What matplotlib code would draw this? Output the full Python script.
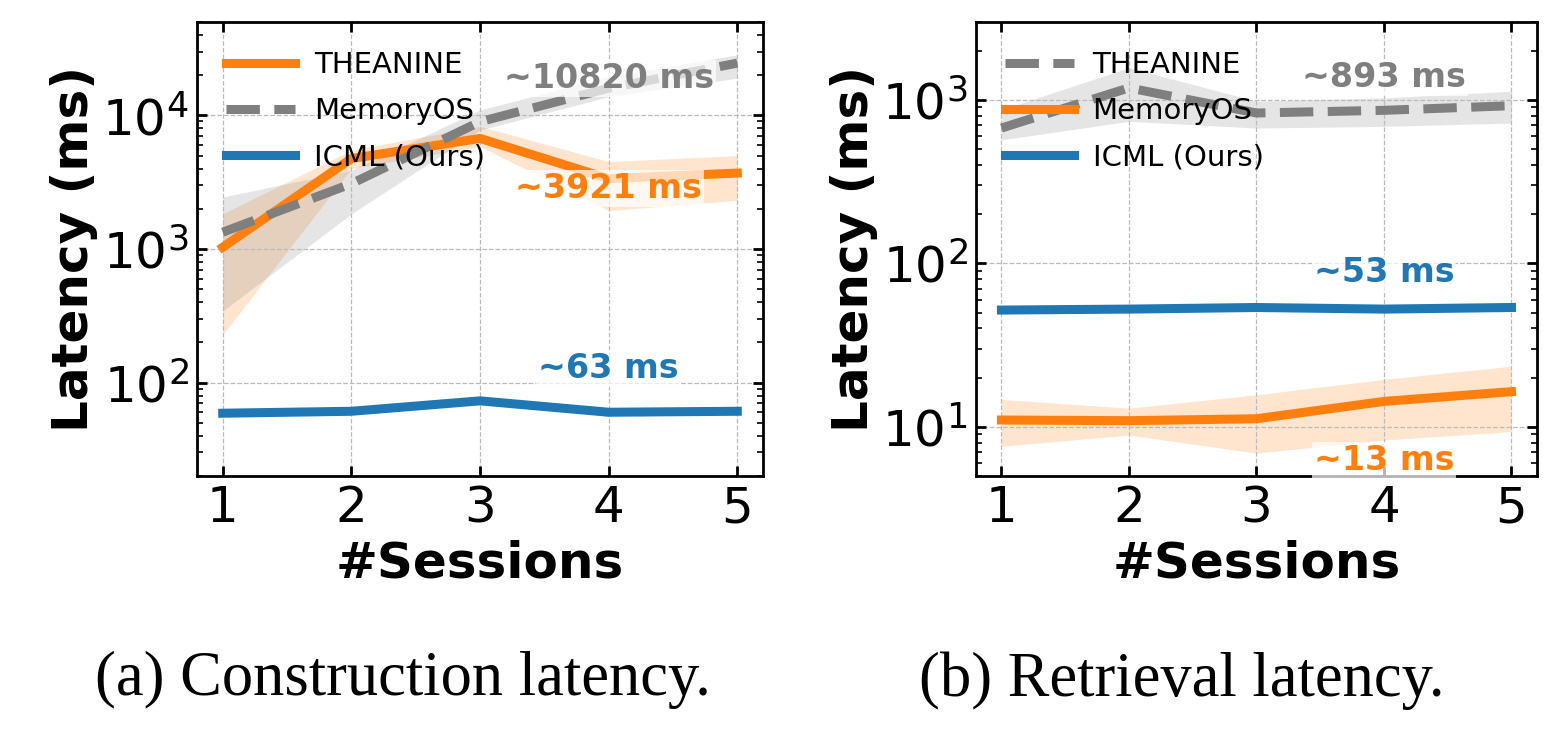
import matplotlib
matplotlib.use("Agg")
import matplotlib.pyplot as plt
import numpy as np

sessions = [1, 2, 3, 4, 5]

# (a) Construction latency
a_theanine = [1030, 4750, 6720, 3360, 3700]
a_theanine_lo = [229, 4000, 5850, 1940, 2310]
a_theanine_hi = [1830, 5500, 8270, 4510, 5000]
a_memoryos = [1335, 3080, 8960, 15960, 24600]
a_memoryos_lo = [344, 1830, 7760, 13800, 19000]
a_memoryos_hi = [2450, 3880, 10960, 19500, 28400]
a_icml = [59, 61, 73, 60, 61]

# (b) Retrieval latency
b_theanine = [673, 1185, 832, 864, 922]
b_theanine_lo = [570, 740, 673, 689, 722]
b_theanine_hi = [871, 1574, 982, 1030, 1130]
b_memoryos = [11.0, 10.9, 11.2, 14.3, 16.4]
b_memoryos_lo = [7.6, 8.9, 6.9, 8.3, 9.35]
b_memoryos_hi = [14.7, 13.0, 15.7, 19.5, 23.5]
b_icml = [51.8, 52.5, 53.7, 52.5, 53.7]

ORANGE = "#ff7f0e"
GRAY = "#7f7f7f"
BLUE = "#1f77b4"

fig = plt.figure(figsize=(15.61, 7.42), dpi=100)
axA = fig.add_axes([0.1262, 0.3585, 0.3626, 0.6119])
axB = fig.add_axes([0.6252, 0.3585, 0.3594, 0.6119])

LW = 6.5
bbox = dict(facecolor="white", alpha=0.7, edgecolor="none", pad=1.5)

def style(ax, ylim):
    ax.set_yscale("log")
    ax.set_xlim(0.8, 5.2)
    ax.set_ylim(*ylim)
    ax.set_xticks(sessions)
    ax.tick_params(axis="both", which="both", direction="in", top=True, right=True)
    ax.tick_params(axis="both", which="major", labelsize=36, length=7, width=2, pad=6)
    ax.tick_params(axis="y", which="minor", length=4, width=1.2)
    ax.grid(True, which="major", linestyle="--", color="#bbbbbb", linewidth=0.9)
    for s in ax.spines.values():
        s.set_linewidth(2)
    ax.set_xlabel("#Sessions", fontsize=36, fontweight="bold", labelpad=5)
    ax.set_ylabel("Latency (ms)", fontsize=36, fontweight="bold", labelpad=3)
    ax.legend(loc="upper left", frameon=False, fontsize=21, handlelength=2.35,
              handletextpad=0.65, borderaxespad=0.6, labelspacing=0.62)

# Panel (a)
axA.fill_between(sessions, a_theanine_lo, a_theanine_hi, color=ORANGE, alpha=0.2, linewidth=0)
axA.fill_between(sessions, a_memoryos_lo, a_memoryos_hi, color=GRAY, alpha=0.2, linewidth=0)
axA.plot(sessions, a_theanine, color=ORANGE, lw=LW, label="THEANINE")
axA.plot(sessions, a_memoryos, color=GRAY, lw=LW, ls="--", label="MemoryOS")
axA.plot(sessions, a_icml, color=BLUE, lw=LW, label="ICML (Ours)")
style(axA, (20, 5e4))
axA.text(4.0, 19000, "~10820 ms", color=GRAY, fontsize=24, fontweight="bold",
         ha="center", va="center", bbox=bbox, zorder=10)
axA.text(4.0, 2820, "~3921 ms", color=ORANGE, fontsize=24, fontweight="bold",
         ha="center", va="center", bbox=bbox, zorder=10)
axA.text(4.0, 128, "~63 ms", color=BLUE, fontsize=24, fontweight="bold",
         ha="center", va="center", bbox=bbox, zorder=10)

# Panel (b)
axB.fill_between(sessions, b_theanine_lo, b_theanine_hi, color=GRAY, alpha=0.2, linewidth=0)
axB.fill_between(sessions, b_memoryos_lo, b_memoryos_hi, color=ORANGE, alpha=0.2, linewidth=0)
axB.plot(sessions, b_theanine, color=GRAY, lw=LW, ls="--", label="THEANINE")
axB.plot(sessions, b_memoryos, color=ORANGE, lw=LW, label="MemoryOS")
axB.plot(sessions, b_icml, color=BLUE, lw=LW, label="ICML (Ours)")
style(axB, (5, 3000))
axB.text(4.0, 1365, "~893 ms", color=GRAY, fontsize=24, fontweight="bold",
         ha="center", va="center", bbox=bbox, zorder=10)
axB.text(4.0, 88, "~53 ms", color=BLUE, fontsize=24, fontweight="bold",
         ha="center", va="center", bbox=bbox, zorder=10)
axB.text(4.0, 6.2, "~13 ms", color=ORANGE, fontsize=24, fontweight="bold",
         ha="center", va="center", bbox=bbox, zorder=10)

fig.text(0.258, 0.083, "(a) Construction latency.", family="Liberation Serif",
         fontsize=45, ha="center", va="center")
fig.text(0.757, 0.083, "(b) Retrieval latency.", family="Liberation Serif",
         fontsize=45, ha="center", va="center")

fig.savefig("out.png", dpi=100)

● ● ● ●

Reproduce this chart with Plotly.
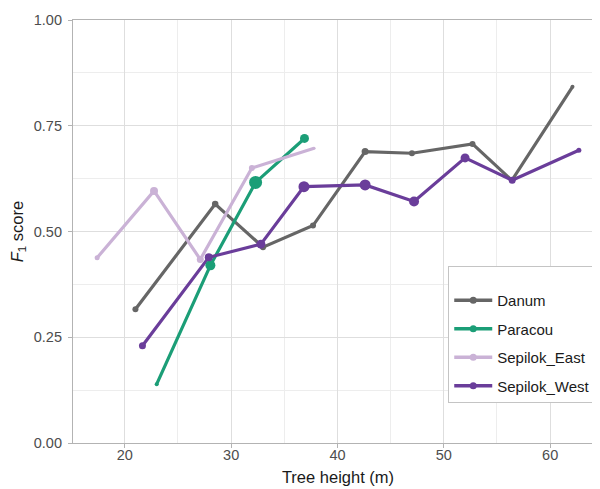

● ● ● ●

- The request
Nothing but the lines from the one with "What matplotlib code" through the one with "a_icml = [59, 61, 73, 60, 61]" should be copied, word for word. Pictures are left out.

- Reply
What matplotlib code would draw this? Output the full Python script.
import matplotlib
matplotlib.use("Agg")
import matplotlib.pyplot as plt
import numpy as np

sessions = [1, 2, 3, 4, 5]

# (a) Construction latency
a_theanine = [1030, 4750, 6720, 3360, 3700]
a_theanine_lo = [229, 4000, 5850, 1940, 2310]
a_theanine_hi = [1830, 5500, 8270, 4510, 5000]
a_memoryos = [1335, 3080, 8960, 15960, 24600]
a_memoryos_lo = [344, 1830, 7760, 13800, 19000]
a_memoryos_hi = [2450, 3880, 10960, 19500, 28400]
a_icml = [59, 61, 73, 60, 61]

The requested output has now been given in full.